-- Begin Data excerpts --

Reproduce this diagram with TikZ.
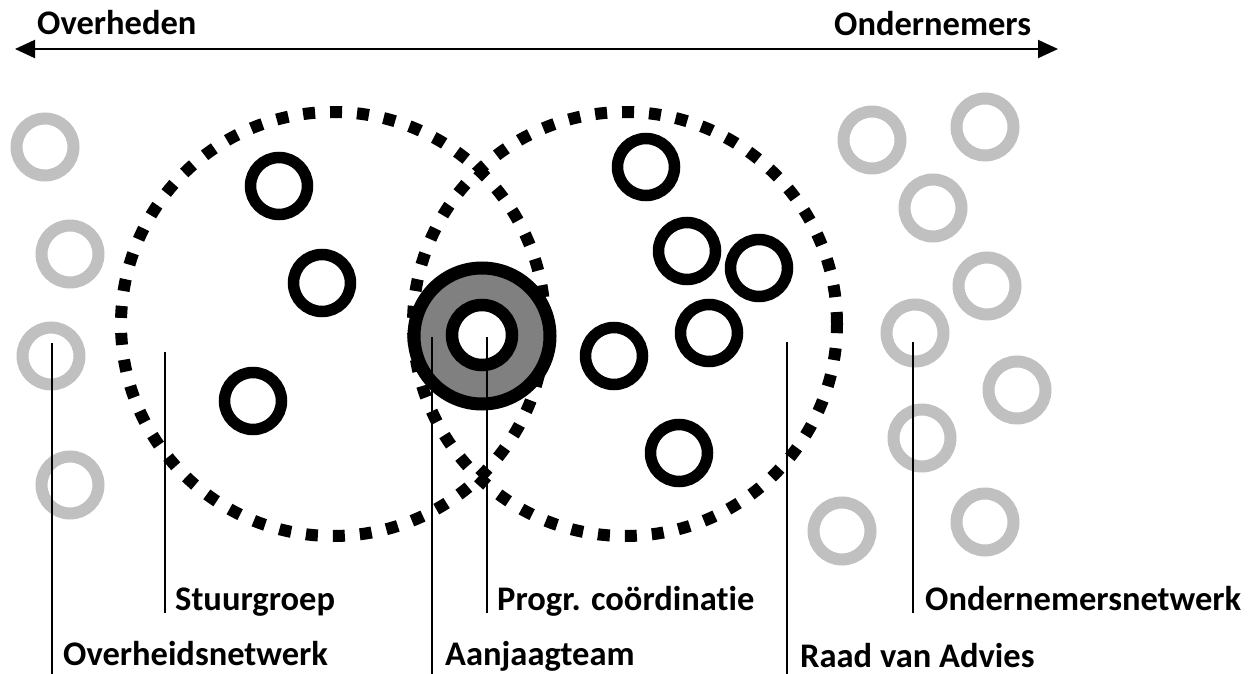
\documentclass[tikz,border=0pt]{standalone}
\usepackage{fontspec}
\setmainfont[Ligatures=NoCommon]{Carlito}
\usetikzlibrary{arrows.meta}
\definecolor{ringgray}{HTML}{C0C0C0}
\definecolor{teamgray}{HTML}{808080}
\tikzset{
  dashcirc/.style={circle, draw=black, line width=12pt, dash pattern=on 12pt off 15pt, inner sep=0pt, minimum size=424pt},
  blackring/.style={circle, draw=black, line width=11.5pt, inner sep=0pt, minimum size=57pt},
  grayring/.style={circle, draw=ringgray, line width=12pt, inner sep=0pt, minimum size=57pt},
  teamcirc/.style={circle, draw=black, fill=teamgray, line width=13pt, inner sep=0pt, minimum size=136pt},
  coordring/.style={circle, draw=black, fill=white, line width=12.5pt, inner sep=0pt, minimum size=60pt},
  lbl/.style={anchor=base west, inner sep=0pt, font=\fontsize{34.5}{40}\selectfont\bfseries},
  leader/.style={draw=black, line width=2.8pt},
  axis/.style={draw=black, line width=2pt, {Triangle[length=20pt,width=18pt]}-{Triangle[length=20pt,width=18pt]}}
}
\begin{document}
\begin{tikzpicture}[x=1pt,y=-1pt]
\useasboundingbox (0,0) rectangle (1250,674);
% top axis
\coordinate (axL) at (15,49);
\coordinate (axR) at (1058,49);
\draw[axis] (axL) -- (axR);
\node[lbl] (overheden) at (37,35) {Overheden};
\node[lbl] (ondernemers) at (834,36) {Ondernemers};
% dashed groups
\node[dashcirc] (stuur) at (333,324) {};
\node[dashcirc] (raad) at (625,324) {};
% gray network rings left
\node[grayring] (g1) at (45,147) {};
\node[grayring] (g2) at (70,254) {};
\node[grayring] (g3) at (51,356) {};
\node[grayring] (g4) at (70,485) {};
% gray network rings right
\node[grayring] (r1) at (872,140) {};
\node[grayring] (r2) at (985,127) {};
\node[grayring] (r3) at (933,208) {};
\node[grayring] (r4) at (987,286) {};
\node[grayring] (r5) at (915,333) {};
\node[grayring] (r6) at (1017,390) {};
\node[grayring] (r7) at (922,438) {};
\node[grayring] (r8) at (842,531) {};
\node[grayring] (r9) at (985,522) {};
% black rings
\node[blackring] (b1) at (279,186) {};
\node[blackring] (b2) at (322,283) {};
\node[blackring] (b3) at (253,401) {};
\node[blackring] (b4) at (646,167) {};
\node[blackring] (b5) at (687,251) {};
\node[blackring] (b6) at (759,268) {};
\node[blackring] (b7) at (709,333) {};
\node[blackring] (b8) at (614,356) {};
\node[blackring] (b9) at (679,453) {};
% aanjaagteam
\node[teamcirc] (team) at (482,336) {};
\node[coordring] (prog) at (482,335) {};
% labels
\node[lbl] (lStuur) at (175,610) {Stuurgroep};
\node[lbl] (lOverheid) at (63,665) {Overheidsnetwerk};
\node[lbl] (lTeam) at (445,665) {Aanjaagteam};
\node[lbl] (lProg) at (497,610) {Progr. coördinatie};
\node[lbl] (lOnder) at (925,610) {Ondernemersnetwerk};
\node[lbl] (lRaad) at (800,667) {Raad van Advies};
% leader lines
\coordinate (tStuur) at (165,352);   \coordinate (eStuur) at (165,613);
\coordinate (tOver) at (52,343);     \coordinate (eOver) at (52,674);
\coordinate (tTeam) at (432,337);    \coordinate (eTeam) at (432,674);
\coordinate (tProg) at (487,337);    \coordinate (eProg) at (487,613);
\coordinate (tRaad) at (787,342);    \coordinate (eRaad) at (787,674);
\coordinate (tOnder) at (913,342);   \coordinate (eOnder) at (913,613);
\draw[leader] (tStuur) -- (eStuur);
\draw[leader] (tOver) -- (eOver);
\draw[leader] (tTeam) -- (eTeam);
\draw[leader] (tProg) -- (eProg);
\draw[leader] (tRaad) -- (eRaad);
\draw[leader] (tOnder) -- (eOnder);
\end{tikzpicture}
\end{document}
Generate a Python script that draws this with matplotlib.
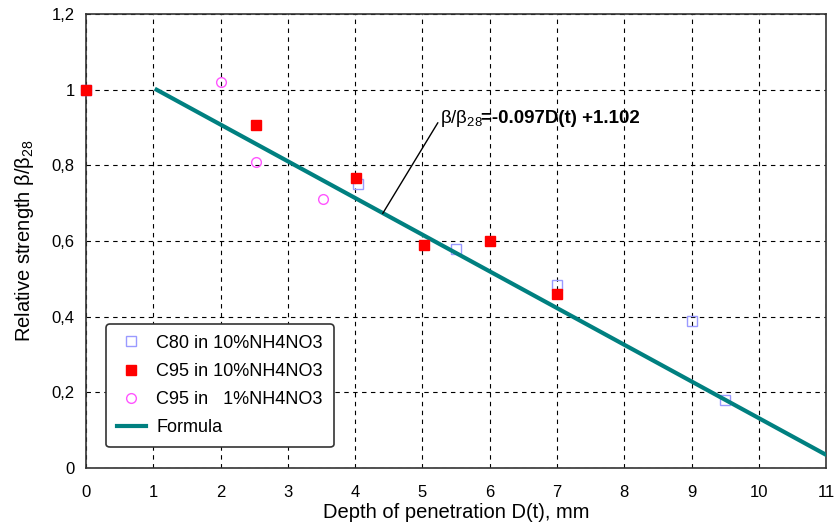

-- End Data excerpts --

Work to be completed —
Every line is to be duplicated exactly, though pictures stay out.

Expected answer —
Reproduce this diagram with TikZ.
\documentclass[tikz,border=0pt]{standalone}
\usepackage{fontspec}
\setmainfont[Ligatures=NoCommon]{Carlito}
\usetikzlibrary{arrows.meta}
\definecolor{ringgray}{HTML}{C0C0C0}
\definecolor{teamgray}{HTML}{808080}
\tikzset{
  dashcirc/.style={circle, draw=black, line width=12pt, dash pattern=on 12pt off 15pt, inner sep=0pt, minimum size=424pt},
  blackring/.style={circle, draw=black, line width=11.5pt, inner sep=0pt, minimum size=57pt},
  grayring/.style={circle, draw=ringgray, line width=12pt, inner sep=0pt, minimum size=57pt},
  teamcirc/.style={circle, draw=black, fill=teamgray, line width=13pt, inner sep=0pt, minimum size=136pt},
  coordring/.style={circle, draw=black, fill=white, line width=12.5pt, inner sep=0pt, minimum size=60pt},
  lbl/.style={anchor=base west, inner sep=0pt, font=\fontsize{34.5}{40}\selectfont\bfseries},
  leader/.style={draw=black, line width=2.8pt},
  axis/.style={draw=black, line width=2pt, {Triangle[length=20pt,width=18pt]}-{Triangle[length=20pt,width=18pt]}}
}
\begin{document}
\begin{tikzpicture}[x=1pt,y=-1pt]
\useasboundingbox (0,0) rectangle (1250,674);
% top axis
\coordinate (axL) at (15,49);
\coordinate (axR) at (1058,49);
\draw[axis] (axL) -- (axR);
\node[lbl] (overheden) at (37,35) {Overheden};
\node[lbl] (ondernemers) at (834,36) {Ondernemers};
% dashed groups
\node[dashcirc] (stuur) at (333,324) {};
\node[dashcirc] (raad) at (625,324) {};
% gray network rings left
\node[grayring] (g1) at (45,147) {};
\node[grayring] (g2) at (70,254) {};
\node[grayring] (g3) at (51,356) {};
\node[grayring] (g4) at (70,485) {};
% gray network rings right
\node[grayring] (r1) at (872,140) {};
\node[grayring] (r2) at (985,127) {};
\node[grayring] (r3) at (933,208) {};
\node[grayring] (r4) at (987,286) {};
\node[grayring] (r5) at (915,333) {};
\node[grayring] (r6) at (1017,390) {};
\node[grayring] (r7) at (922,438) {};
\node[grayring] (r8) at (842,531) {};
\node[grayring] (r9) at (985,522) {};
% black rings
\node[blackring] (b1) at (279,186) {};
\node[blackring] (b2) at (322,283) {};
\node[blackring] (b3) at (253,401) {};
\node[blackring] (b4) at (646,167) {};
\node[blackring] (b5) at (687,251) {};
\node[blackring] (b6) at (759,268) {};
\node[blackring] (b7) at (709,333) {};
\node[blackring] (b8) at (614,356) {};
\node[blackring] (b9) at (679,453) {};
% aanjaagteam
\node[teamcirc] (team) at (482,336) {};
\node[coordring] (prog) at (482,335) {};
% labels
\node[lbl] (lStuur) at (175,610) {Stuurgroep};
\node[lbl] (lOverheid) at (63,665) {Overheidsnetwerk};
\node[lbl] (lTeam) at (445,665) {Aanjaagteam};
\node[lbl] (lProg) at (497,610) {Progr. coördinatie};
\node[lbl] (lOnder) at (925,610) {Ondernemersnetwerk};
\node[lbl] (lRaad) at (800,667) {Raad van Advies};
% leader lines
\coordinate (tStuur) at (165,352);   \coordinate (eStuur) at (165,613);
\coordinate (tOver) at (52,343);     \coordinate (eOver) at (52,674);
\coordinate (tTeam) at (432,337);    \coordinate (eTeam) at (432,674);
\coordinate (tProg) at (487,337);    \coordinate (eProg) at (487,613);
\coordinate (tRaad) at (787,342);    \coordinate (eRaad) at (787,674);
\coordinate (tOnder) at (913,342);   \coordinate (eOnder) at (913,613);
\draw[leader] (tStuur) -- (eStuur);
\draw[leader] (tOver) -- (eOver);
\draw[leader] (tTeam) -- (eTeam);
\draw[leader] (tProg) -- (eProg);
\draw[leader] (tRaad) -- (eRaad);
\draw[leader] (tOnder) -- (eOnder);
\end{tikzpicture}
\end{document}
Generate a Python script that draws this with matplotlib.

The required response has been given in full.